Not all pullbacks are created equally. A pullback off of a higher high is significantly stronger and more reliable than one coming off of a lower high. Buying more of a stock coming down from a higher high is a better bet because the uptrend is still intact. If you are seeing a pullback off a lower high it is more likely to lead to another lower high and therefore a lower low, invalidating your position. You can certainly buy dips and still execute a trend following strategy, but those dips need to come from uptrending stocks making higher highs. 

Chart of the Week

Tesla (TSLA)

Tesla closed at a new weekly closing high this week and appears setup for more upside to come. It has the look of a strong cup/handle base formation and this week's breakout along with RS confirmation trigger that setup. The initial target for this pattern is $313, or 25% above current prices.

Tesla is one of my top individual holdings for my private accounts and I personally believe this is just getting started. Putting bias aside, the bullish thesis would be invalidated with a weekly break and close below $215. That would break the swing low, 20 WMA and rising uptrend support going back 2 years.

Here we have a stock that is broadly hated by investors (over 25% of the total shares outstanding are shorted), presents a disruptive technology for the future, trades at a very high P/E multiple (expensive valuation), and is currently at new weekly closing highs. That sounds like a recipe for higher prices to me.
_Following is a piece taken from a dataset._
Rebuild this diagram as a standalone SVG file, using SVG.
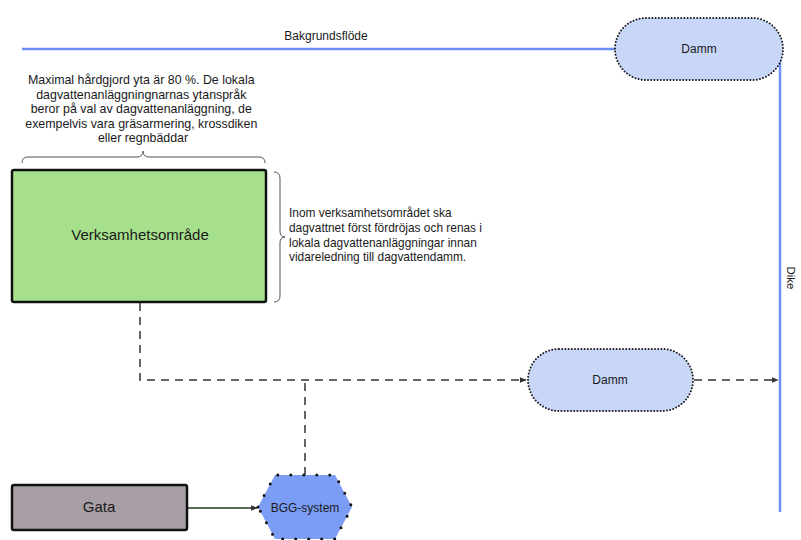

Nothing in the stock price suggests that it will be weakening anytime soon, but ask most people and they say this is a bubble stock, the move has already happened, etc. This stock "had gone too far" back in May of 2013 and now prices are over 150% higher! This just goes to show that only price pays and you never can truly know where you are in a trend.

Do understand though that this is a mover and being that it is highly bet against, if something were to go wrong it could move equally quickly to the downside. But if you have a plan in place and manage your risk appropriately, this could be a nice addition to any portfolio.